Вы помните, — когда лорд-канцлер, прочитав билль, приступил к голосованию. Один за другим поднимаются пэры Англии и произносят слово одобрения несправедливости. И только лорд Кленчерли (вчерашний Гуинплен, шут, сын обездоленного народа) швыряет в лицо пэрам свое гневное и гордое слово:

— Нет, не доволен…

— Кто вы такой? — спрашивают его. — Откуда вы пришли?

— Из бездны! — отвечает он. — Разве этого мало для мальчишеского сердца — узнать, что есть бездна и оттуда выходит обездоленный!.. — Я — бедность! — говорит он. — Милорды, я хочу говорить с вами… Милорды, я поведаю вам новость: существует род человеческий!..

Вот какие слова прогрохотал мне в уши маленький человек со всклокоченными седыми волосами.

Он рассказывал мне (бредущему в облаках известковой пыли по Москательной улице) о жизни человечества, он пытался очертить ее исторически, философски, научно. Могучие материки его романов, где фантазия заставляла бешено листать страницы, омывались благодатными потоками лирики. Его гуманистический романтизм одерживал бескровные победы над жалкой действительностью… Он набатно бил в колокол: «Проснитесь, человек бедствует, народ раздавлен несправедливостью…»

Это было хорошо и грандиозно — будить человечество. Но дальнейшее принадлежало уже не ему. Для дальнейших действий нужны были не затуманенные идеализмом умы.
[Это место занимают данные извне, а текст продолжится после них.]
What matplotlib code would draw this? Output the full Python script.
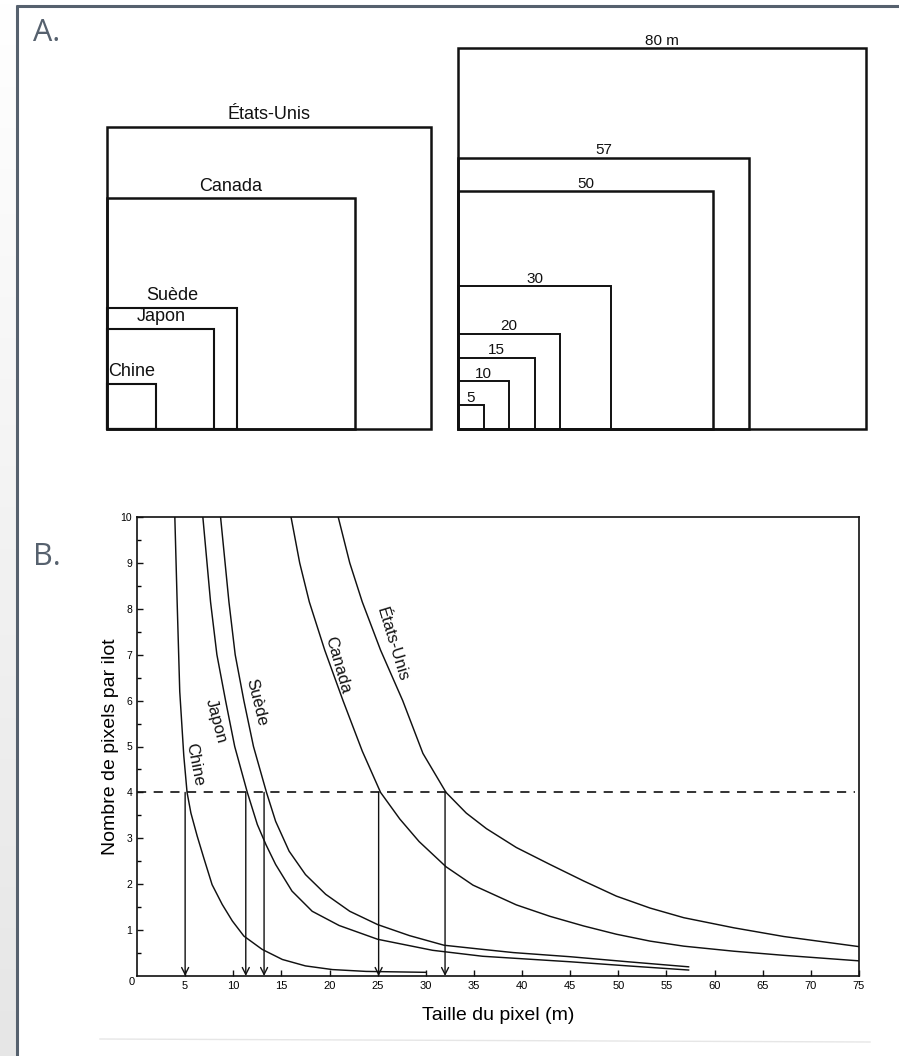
import numpy as np
import matplotlib
matplotlib.use("Agg")
import matplotlib.pyplot as plt
from matplotlib.patches import Rectangle
from matplotlib.colors import LinearSegmentedColormap

plt.rcParams['font.family'] = ['Liberation Sans', 'DejaVu Sans']

# ---- A : carres (cote en m) ----
pays = ["Chine", "Japon", "Suède", "Canada", "États-Unis"]
cote_pays = [9.5, 21, 25.5, 48.5, 63.5]
cote_pixel = [5, 10, 15, 20, 30, 50, 57, 80]
label_pixel = ["5", "10", "15", "20", "30", "50", "57", "80 m"]

# ---- B : nombre de pixels par ilot vs taille du pixel ----
chine_x = [3.93, 4.17, 4.44, 4.86, 5.2, 5.6, 6.25, 6.94, 7.8, 8.85, 9.9, 11.1, 13.0, 15.1, 17.5, 20.3, 23.8, 30.0]
chine_y = [10, 8.15, 6.2, 4.8, 4.0, 3.55, 3.05, 2.57, 1.99, 1.56, 1.2, 0.87, 0.58, 0.36, 0.22, 0.14, 0.10, 0.08]
japon_x = [6.84, 7.64, 8.3, 9.2, 10.15, 11.46, 12.5, 13.4, 14.4, 16.1, 18.2, 21.0, 25.0, 30.7, 35.9, 45.0, 51.0, 57.3]
japon_y = [10, 8.15, 7.0, 6.0, 5.0, 4.0, 3.3, 2.86, 2.43, 1.85, 1.41, 1.1, 0.80, 0.56, 0.43, 0.31, 0.22, 0.13]
suede_x = [8.68, 9.55, 10.2, 11.1, 12.1, 13.45, 14.4, 15.8, 17.5, 19.6, 22.1, 25.0, 28.3, 31.9, 35.9, 39.1, 45.0, 51.0, 57.3]
suede_y = [10, 8.15, 7.0, 6.0, 5.0, 4.0, 3.37, 2.72, 2.21, 1.78, 1.41, 1.12, 0.88, 0.67, 0.58, 0.51, 0.42, 0.31, 0.2]
canada_x = [16.0, 16.9, 17.9, 19.5, 21.4, 23.4, 25.3, 27.3, 29.3, 32.1, 34.9, 39.4, 42.9, 46.4, 49.8, 53.3, 56.8, 62.0, 67.2, 75.0]
canada_y = [10, 9.0, 8.15, 7.1, 6.0, 4.9, 4.0, 3.42, 2.93, 2.38, 1.98, 1.55, 1.30, 1.09, 0.91, 0.76, 0.65, 0.54, 0.45, 0.33]
usa_x = [20.9, 22.1, 23.4, 25.3, 27.6, 29.7, 32.1, 34.2, 36.3, 39.4, 42.9, 46.4, 49.8, 53.3, 56.8, 62.0, 67.2, 75.0]
usa_y = [10, 9.0, 8.15, 7.1, 6.0, 4.85, 4.0, 3.55, 3.21, 2.8, 2.43, 2.07, 1.74, 1.48, 1.27, 1.05, 0.86, 0.64]
seuil = 4
fleches_x = [5.0, 11.3, 13.2, 25.1, 32.0]

W, H = 899, 1056
fig = plt.figure(figsize=(W / 100, H / 100), dpi=100)

# cadre
bg = fig.add_axes([0, 0, 1, 1], zorder=-1)
cmap = LinearSegmentedColormap.from_list("g", ["#ffffff", "#e6e6e6"])
bg.imshow(np.linspace(0, 1, 256).reshape(-1, 1), cmap=cmap, extent=(0, 16, H, 0), aspect='auto')
bg.plot([17.3, 17.3], [5, H], color='#56616e', lw=2.2, solid_capstyle='butt')
bg.plot([16, W], [6.2, 6.2], color='#56616e', lw=2.2, solid_capstyle='butt')
bg.plot([100, 870], [1039, 1042], color='#e6e6e6', lw=1)
bg.set_xlim(0, W)
bg.set_ylim(H, 0)
bg.axis('off')
bg.text(33, 40.7, "A.", fontsize=22, family=['Open Sans', 'DejaVu Sans'], color='#56616e', va='baseline')
bg.text(33, 565, "B.", fontsize=22, family=['Open Sans', 'DejaVu Sans'], color='#56616e', va='baseline')

# ---- A ----
axA = fig.add_axes([107.3 / W, 1 - 429 / H, 758.9 / W, 380.8 / H])
axA.set_xlim(0, 148.8)
axA.set_ylim(0, 80)
axA.axis('off')
for nom, c in zip(pays, cote_pays):
    lw = 1.8 if c >= 45 else 1.5
    axA.add_patch(Rectangle((0, 0), c, c, fill=False, lw=lw, ec='#111111', clip_on=False))
    axA.annotate(nom, (c / 2, c), xytext=(0, 5.5), textcoords='offset points',
                 ha='center', va='baseline', fontsize=13, color='#111111')
x0 = 68.8
for lab, c in zip(label_pixel, cote_pixel):
    lw = 1.8 if c >= 50 else 1.4
    axA.add_patch(Rectangle((x0, 0), c, c, fill=False, lw=lw, ec='#111111', clip_on=False))
    axA.annotate(lab, (x0 + c / 2, c), xytext=(0, 2.5), textcoords='offset points',
                 ha='center', va='baseline', fontsize=11, color='#111111')

# ---- B ----
axB = fig.add_axes([137 / W, 1 - 976 / H, 722 / W, 459 / H])
axB.set_xlim(0, 75)
axB.set_ylim(0, 10)
for xs, ys in [(chine_x, chine_y), (japon_x, japon_y), (suede_x, suede_y),
               (canada_x, canada_y), (usa_x, usa_y)]:
    axB.plot(xs, ys, color='#111111', lw=1.05, solid_joinstyle='round')
axB.plot([0, 74.6], [seuil, seuil], color='#111111', lw=1.2, ls=(0, (5.5, 4.5)))
for xa in fleches_x:
    axB.annotate('', xy=(xa, 0.0), xytext=(xa, seuil),
                 arrowprops=dict(arrowstyle='->,head_length=0.5,head_width=0.25',
                                 lw=1.0, color='#111111', shrinkA=0, shrinkB=0))

noms_b = ["États-Unis", "Canada", "Suède", "Japon", "Chine"]
pos_b = [(26.5, 7.23, -73), (20.8, 6.78, -74), (12.4, 5.96, -76), (8.2, 5.55, -75), (5.95, 4.6, -79)]
for nom, (tx, ty, rot) in zip(noms_b, pos_b):
    axB.text(tx, ty, nom, rotation=rot, rotation_mode='anchor', ha='center', va='center',
             fontsize=12, color='#111111')

axB.set_xticks(range(5, 80, 5))
axB.set_yticks(range(1, 11))
axB.set_yticks(np.arange(0.5, 10, 1.0), minor=True)
axB.tick_params(axis='both', which='major', direction='in', length=4.5, width=1.0, pad=3.5, color='#111111')
axB.tick_params(axis='y', which='minor', direction='in', length=3, width=1.0)
axB.tick_params(axis='x', labelsize=8)
axB.tick_params(axis='y', labelsize=7.5)
for sp in axB.spines.values():
    sp.set_linewidth(1.2)
    sp.set_color('#111111')
axB.annotate('0', (0, 0), xytext=(-3.8, -4.1), textcoords='offset points',
             ha='center', va='center', fontsize=8)

axB.set_xlabel("Taille du pixel (m)", fontsize=14, va='center')
axB.xaxis.set_label_coords((498 - 137) / 722, (976 - 1016) / 459)
axB.set_ylabel("Nombre de pixels par ilot", fontsize=14, va='center', ha='center')
axB.yaxis.set_label_coords((110.7 - 137) / 722, 0.5)

fig.savefig("out.png", dpi=100)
Для анализа реальной жизни нужны были трезвая материалистическая философия и реальное искусство, подобное реализму Бальзака.
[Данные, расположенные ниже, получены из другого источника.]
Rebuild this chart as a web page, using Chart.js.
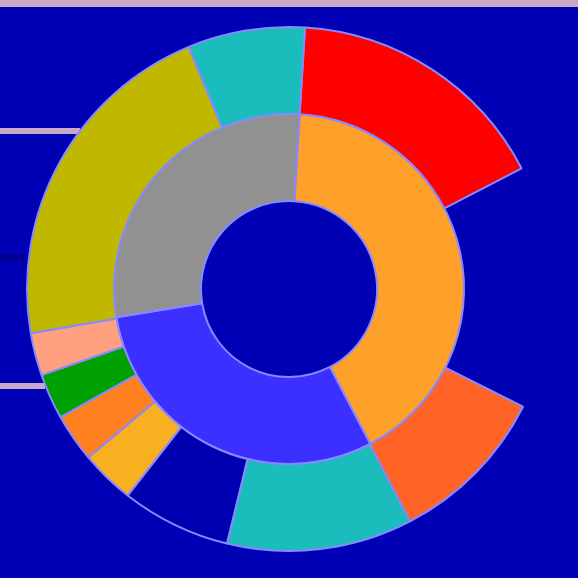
<!DOCTYPE html>
<html>
<head>
<meta charset="utf-8">
<script src="https://cdn.jsdelivr.net/npm/chart.js@4/dist/chart.umd.min.js"></script>
<style>
  html, body { margin: 0; padding: 0; background: #0000b4; }
  #wrap { width: 578px; height: 578px; }
</style>
</head>
<body>
<div id="wrap"><canvas id="sun"></canvas></div>
<script>
// inner ring (parents), values in degrees of sweep
const innerLabels = ['A', 'B', 'C'];
const innerValues = [148.8, 108.4, 102.8];
const innerColors = ['#ffa02a', '#3b30ff', '#919191'];

// outer ring (children); the "gap" entry is an empty piece of A
const outerLabels = ['A1', 'gap', 'A2', 'B1', 'B2', 'B3', 'B4', 'B5', 'B6', 'C1', 'C2'];
const outerValues = [59.1, 54.1, 35.8, 41.2, 24.3, 12, 10.7, 10.1, 9.5, 77.2, 26];
const outerColors = ['#ff0000', 'rgba(0,0,0,0)', '#ff6426', '#1abcbc', '#0000b0',
                     '#f8b020', '#ff8020', '#00a000', '#ffa080', '#c0b800', '#1abcbc'];

const edge = '#8888ff';

// stray guide lines seen behind the chart
const backdrop = {
    id: 'backdrop',
    beforeDatasetsDraw(chart) {
        const ctx = chart.ctx;
        ctx.save();
        ctx.fillStyle = '#c8a8c8';
        ctx.fillRect(0, 0, chart.width, 7);
        ctx.fillRect(0, 128, 80, 6);
        ctx.fillRect(0, 383, 45, 6);
        ctx.fillStyle = '#000090';
        ctx.fillRect(0, 254, 25, 7);
        ctx.restore();
    }
};

new Chart(document.getElementById('sun').getContext('2d'), {
    type: 'doughnut',
    data: {
        labels: outerLabels,
        datasets: [
            {
                data: outerValues,
                backgroundColor: outerColors,
                borderColor: outerLabels.map(l => l === 'gap' ? 'rgba(0,0,0,0)' : edge),
                borderWidth: outerLabels.map(l => l === 'gap' ? 0 : 2)
            },
            {
                data: innerValues,
                backgroundColor: innerColors,
                borderColor: edge,
                borderWidth: 2
            }
        ]
    },
    options: {
        responsive: true,
        maintainAspectRatio: false,
        animation: false,
        rotation: 3.5,
        cutout: '33.6%',
        layout: { padding: 26 },
        plugins: {
            legend: { display: false },
            tooltip: { enabled: false }
        }
    },
    plugins: [backdrop]
});
</script>
</body>
</html>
Ошибка Гюго была не в его риторике, на которую так часто указывала критика, риторике, непомерно возросшей в последние годы его творчества, когда он, «желая подняться до небес, зашатался, опьяненный метафорами, когда ему стало казаться, что он проносится через миры, сидя верхом на хвосте кометы».

Мир образов Гюго был неподвижен. В центре его мироздания лежали абстрактная идея всеобщего блага и уверенность во всемогуществе человеческой совести, которой нужно лишь указать на зло, чтобы уничтожить его.

Он не понимал (или не хотел включить в основу своего мышления) диалектики истории. Он рассматривал мир с точки зрения веры в «вечные» ценности и поэтому, несмотря на самое горячее участие в политической жизни Франции, всегда оставался вне истории.